» Written instruction
Without the pictures, write out all the lines below exactly as they appear.

^^^^^^^^

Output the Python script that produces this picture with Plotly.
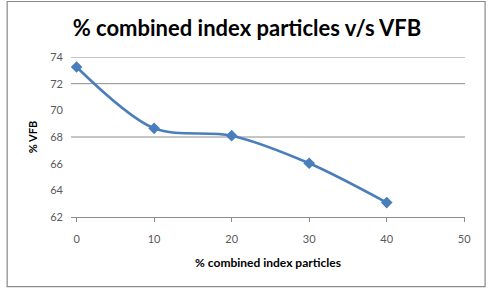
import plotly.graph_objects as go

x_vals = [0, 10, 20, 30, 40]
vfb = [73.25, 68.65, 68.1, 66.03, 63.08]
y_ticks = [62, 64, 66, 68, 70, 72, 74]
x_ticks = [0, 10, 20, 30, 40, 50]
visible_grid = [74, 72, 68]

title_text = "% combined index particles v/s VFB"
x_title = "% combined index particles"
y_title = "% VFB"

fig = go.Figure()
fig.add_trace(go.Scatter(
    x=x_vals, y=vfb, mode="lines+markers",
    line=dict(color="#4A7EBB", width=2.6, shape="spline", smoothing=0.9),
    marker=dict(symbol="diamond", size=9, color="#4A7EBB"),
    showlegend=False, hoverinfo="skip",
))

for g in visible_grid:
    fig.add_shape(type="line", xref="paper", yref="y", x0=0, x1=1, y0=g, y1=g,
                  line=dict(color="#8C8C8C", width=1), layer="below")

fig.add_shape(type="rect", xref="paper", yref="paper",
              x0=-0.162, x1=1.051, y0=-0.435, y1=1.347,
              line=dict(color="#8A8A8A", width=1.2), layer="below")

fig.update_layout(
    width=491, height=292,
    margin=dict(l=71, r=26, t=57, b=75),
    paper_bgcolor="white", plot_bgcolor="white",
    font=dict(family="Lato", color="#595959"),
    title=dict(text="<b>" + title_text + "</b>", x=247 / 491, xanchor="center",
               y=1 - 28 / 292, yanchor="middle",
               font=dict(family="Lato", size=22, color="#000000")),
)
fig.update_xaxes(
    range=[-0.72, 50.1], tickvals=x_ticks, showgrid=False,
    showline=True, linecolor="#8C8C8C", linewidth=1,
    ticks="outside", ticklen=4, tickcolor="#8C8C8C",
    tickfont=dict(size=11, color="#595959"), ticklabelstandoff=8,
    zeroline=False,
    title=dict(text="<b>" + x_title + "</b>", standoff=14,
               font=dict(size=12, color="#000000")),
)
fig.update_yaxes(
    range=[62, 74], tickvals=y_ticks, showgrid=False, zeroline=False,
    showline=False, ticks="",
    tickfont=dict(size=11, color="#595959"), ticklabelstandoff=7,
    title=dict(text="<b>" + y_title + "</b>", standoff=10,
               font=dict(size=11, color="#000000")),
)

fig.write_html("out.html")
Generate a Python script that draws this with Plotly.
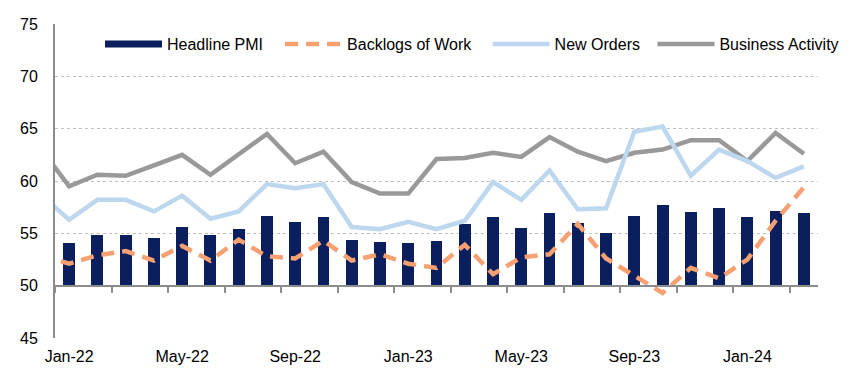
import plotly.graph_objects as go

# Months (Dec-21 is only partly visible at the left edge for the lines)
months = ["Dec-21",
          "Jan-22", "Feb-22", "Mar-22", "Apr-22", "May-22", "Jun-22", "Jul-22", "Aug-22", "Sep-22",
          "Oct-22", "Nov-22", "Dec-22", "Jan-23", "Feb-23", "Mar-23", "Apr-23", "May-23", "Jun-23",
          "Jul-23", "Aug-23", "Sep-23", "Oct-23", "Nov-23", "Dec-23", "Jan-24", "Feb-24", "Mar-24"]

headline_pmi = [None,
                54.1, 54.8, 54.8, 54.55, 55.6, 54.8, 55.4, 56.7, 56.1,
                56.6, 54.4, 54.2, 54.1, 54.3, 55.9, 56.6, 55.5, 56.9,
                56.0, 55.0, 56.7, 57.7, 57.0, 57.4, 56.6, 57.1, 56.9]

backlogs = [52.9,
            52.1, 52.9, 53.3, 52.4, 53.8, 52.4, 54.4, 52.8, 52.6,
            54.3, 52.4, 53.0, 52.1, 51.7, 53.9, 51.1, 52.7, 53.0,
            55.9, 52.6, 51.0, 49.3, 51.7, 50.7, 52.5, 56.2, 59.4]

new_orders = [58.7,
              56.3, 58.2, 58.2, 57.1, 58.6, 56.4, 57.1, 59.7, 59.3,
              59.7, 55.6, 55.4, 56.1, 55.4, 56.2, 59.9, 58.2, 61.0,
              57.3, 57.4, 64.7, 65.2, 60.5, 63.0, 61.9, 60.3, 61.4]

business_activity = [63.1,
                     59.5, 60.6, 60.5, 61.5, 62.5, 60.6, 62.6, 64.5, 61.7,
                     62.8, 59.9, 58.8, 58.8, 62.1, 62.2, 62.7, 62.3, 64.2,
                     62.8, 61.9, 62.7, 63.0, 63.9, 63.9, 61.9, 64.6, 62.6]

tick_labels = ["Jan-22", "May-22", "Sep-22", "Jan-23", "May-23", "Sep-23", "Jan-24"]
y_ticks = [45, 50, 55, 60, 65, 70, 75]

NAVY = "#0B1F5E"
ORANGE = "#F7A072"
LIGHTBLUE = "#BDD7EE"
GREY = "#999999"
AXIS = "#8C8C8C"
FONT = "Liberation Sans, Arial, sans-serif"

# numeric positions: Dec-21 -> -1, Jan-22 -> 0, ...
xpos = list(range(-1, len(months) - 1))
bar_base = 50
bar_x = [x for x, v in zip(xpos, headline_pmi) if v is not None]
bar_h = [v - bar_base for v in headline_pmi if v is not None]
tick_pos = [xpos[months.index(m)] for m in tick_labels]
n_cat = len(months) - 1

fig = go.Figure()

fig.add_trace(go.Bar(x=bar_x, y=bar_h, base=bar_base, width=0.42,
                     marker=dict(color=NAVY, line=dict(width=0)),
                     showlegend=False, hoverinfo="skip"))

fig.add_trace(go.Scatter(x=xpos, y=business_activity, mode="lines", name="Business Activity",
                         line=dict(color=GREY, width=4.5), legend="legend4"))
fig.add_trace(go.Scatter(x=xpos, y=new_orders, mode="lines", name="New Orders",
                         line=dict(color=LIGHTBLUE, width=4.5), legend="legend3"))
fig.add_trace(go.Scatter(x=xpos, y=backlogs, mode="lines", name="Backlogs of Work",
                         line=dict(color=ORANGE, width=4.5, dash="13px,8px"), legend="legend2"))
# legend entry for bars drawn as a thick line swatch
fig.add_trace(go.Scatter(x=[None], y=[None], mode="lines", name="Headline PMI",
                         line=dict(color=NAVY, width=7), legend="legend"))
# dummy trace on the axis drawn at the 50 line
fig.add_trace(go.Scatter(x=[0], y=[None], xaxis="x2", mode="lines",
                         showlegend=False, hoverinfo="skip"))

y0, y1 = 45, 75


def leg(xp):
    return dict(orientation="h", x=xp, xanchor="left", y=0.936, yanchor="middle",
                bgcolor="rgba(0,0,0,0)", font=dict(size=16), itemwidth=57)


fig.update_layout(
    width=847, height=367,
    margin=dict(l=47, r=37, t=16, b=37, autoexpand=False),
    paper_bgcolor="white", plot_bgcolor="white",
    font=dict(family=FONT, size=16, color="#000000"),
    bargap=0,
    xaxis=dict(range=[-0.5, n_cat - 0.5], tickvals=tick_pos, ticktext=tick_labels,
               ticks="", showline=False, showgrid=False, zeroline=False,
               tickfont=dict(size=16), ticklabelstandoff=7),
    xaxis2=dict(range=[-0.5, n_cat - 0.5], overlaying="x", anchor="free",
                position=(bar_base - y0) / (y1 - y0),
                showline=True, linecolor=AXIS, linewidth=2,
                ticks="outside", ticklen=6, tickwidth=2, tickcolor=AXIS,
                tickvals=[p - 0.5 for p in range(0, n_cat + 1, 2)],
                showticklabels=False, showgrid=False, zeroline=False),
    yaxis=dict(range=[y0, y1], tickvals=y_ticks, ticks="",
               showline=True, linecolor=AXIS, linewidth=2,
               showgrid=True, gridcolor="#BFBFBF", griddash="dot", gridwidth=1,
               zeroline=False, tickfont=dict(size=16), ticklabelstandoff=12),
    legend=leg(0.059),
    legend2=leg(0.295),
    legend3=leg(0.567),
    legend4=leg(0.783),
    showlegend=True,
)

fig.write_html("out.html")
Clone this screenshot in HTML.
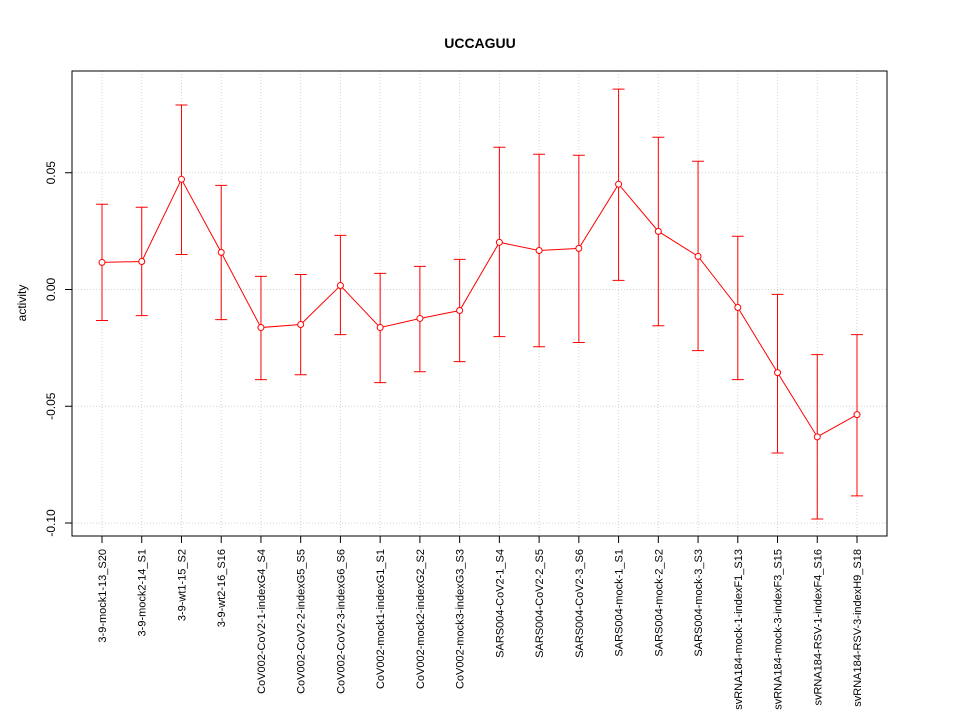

^^^^^^^^

» Exercise response
Output the Python script that produces this picture with Plotly.
import plotly.graph_objects as go

x_vals = [0, 10, 20, 30, 40]
vfb = [73.25, 68.65, 68.1, 66.03, 63.08]
y_ticks = [62, 64, 66, 68, 70, 72, 74]
x_ticks = [0, 10, 20, 30, 40, 50]
visible_grid = [74, 72, 68]

title_text = "% combined index particles v/s VFB"
x_title = "% combined index particles"
y_title = "% VFB"

fig = go.Figure()
fig.add_trace(go.Scatter(
    x=x_vals, y=vfb, mode="lines+markers",
    line=dict(color="#4A7EBB", width=2.6, shape="spline", smoothing=0.9),
    marker=dict(symbol="diamond", size=9, color="#4A7EBB"),
    showlegend=False, hoverinfo="skip",
))

for g in visible_grid:
    fig.add_shape(type="line", xref="paper", yref="y", x0=0, x1=1, y0=g, y1=g,
                  line=dict(color="#8C8C8C", width=1), layer="below")

fig.add_shape(type="rect", xref="paper", yref="paper",
              x0=-0.162, x1=1.051, y0=-0.435, y1=1.347,
              line=dict(color="#8A8A8A", width=1.2), layer="below")

fig.update_layout(
    width=491, height=292,
    margin=dict(l=71, r=26, t=57, b=75),
    paper_bgcolor="white", plot_bgcolor="white",
    font=dict(family="Lato", color="#595959"),
    title=dict(text="<b>" + title_text + "</b>", x=247 / 491, xanchor="center",
               y=1 - 28 / 292, yanchor="middle",
               font=dict(family="Lato", size=22, color="#000000")),
)
fig.update_xaxes(
    range=[-0.72, 50.1], tickvals=x_ticks, showgrid=False,
    showline=True, linecolor="#8C8C8C", linewidth=1,
    ticks="outside", ticklen=4, tickcolor="#8C8C8C",
    tickfont=dict(size=11, color="#595959"), ticklabelstandoff=8,
    zeroline=False,
    title=dict(text="<b>" + x_title + "</b>", standoff=14,
               font=dict(size=12, color="#000000")),
)
fig.update_yaxes(
    range=[62, 74], tickvals=y_ticks, showgrid=False, zeroline=False,
    showline=False, ticks="",
    tickfont=dict(size=11, color="#595959"), ticklabelstandoff=7,
    title=dict(text="<b>" + y_title + "</b>", standoff=10,
               font=dict(size=11, color="#000000")),
)

fig.write_html("out.html")
Generate a Python script that draws this with Plotly.
import plotly.graph_objects as go

# Months (Dec-21 is only partly visible at the left edge for the lines)
months = ["Dec-21",
          "Jan-22", "Feb-22", "Mar-22", "Apr-22", "May-22", "Jun-22", "Jul-22", "Aug-22", "Sep-22",
          "Oct-22", "Nov-22", "Dec-22", "Jan-23", "Feb-23", "Mar-23", "Apr-23", "May-23", "Jun-23",
          "Jul-23", "Aug-23", "Sep-23", "Oct-23", "Nov-23", "Dec-23", "Jan-24", "Feb-24", "Mar-24"]

headline_pmi = [None,
                54.1, 54.8, 54.8, 54.55, 55.6, 54.8, 55.4, 56.7, 56.1,
                56.6, 54.4, 54.2, 54.1, 54.3, 55.9, 56.6, 55.5, 56.9,
                56.0, 55.0, 56.7, 57.7, 57.0, 57.4, 56.6, 57.1, 56.9]

backlogs = [52.9,
            52.1, 52.9, 53.3, 52.4, 53.8, 52.4, 54.4, 52.8, 52.6,
            54.3, 52.4, 53.0, 52.1, 51.7, 53.9, 51.1, 52.7, 53.0,
            55.9, 52.6, 51.0, 49.3, 51.7, 50.7, 52.5, 56.2, 59.4]

new_orders = [58.7,
              56.3, 58.2, 58.2, 57.1, 58.6, 56.4, 57.1, 59.7, 59.3,
              59.7, 55.6, 55.4, 56.1, 55.4, 56.2, 59.9, 58.2, 61.0,
              57.3, 57.4, 64.7, 65.2, 60.5, 63.0, 61.9, 60.3, 61.4]

business_activity = [63.1,
                     59.5, 60.6, 60.5, 61.5, 62.5, 60.6, 62.6, 64.5, 61.7,
                     62.8, 59.9, 58.8, 58.8, 62.1, 62.2, 62.7, 62.3, 64.2,
                     62.8, 61.9, 62.7, 63.0, 63.9, 63.9, 61.9, 64.6, 62.6]

tick_labels = ["Jan-22", "May-22", "Sep-22", "Jan-23", "May-23", "Sep-23", "Jan-24"]
y_ticks = [45, 50, 55, 60, 65, 70, 75]

NAVY = "#0B1F5E"
ORANGE = "#F7A072"
LIGHTBLUE = "#BDD7EE"
GREY = "#999999"
AXIS = "#8C8C8C"
FONT = "Liberation Sans, Arial, sans-serif"

# numeric positions: Dec-21 -> -1, Jan-22 -> 0, ...
xpos = list(range(-1, len(months) - 1))
bar_base = 50
bar_x = [x for x, v in zip(xpos, headline_pmi) if v is not None]
bar_h = [v - bar_base for v in headline_pmi if v is not None]
tick_pos = [xpos[months.index(m)] for m in tick_labels]
n_cat = len(months) - 1

fig = go.Figure()

fig.add_trace(go.Bar(x=bar_x, y=bar_h, base=bar_base, width=0.42,
                     marker=dict(color=NAVY, line=dict(width=0)),
                     showlegend=False, hoverinfo="skip"))

fig.add_trace(go.Scatter(x=xpos, y=business_activity, mode="lines", name="Business Activity",
                         line=dict(color=GREY, width=4.5), legend="legend4"))
fig.add_trace(go.Scatter(x=xpos, y=new_orders, mode="lines", name="New Orders",
                         line=dict(color=LIGHTBLUE, width=4.5), legend="legend3"))
fig.add_trace(go.Scatter(x=xpos, y=backlogs, mode="lines", name="Backlogs of Work",
                         line=dict(color=ORANGE, width=4.5, dash="13px,8px"), legend="legend2"))
# legend entry for bars drawn as a thick line swatch
fig.add_trace(go.Scatter(x=[None], y=[None], mode="lines", name="Headline PMI",
                         line=dict(color=NAVY, width=7), legend="legend"))
# dummy trace on the axis drawn at the 50 line
fig.add_trace(go.Scatter(x=[0], y=[None], xaxis="x2", mode="lines",
                         showlegend=False, hoverinfo="skip"))

y0, y1 = 45, 75


def leg(xp):
    return dict(orientation="h", x=xp, xanchor="left", y=0.936, yanchor="middle",
                bgcolor="rgba(0,0,0,0)", font=dict(size=16), itemwidth=57)


fig.update_layout(
    width=847, height=367,
    margin=dict(l=47, r=37, t=16, b=37, autoexpand=False),
    paper_bgcolor="white", plot_bgcolor="white",
    font=dict(family=FONT, size=16, color="#000000"),
    bargap=0,
    xaxis=dict(range=[-0.5, n_cat - 0.5], tickvals=tick_pos, ticktext=tick_labels,
               ticks="", showline=False, showgrid=False, zeroline=False,
               tickfont=dict(size=16), ticklabelstandoff=7),
    xaxis2=dict(range=[-0.5, n_cat - 0.5], overlaying="x", anchor="free",
                position=(bar_base - y0) / (y1 - y0),
                showline=True, linecolor=AXIS, linewidth=2,
                ticks="outside", ticklen=6, tickwidth=2, tickcolor=AXIS,
                tickvals=[p - 0.5 for p in range(0, n_cat + 1, 2)],
                showticklabels=False, showgrid=False, zeroline=False),
    yaxis=dict(range=[y0, y1], tickvals=y_ticks, ticks="",
               showline=True, linecolor=AXIS, linewidth=2,
               showgrid=True, gridcolor="#BFBFBF", griddash="dot", gridwidth=1,
               zeroline=False, tickfont=dict(size=16), ticklabelstandoff=12),
    legend=leg(0.059),
    legend2=leg(0.295),
    legend3=leg(0.567),
    legend4=leg(0.783),
    showlegend=True,
)

fig.write_html("out.html")
Clone this screenshot in HTML.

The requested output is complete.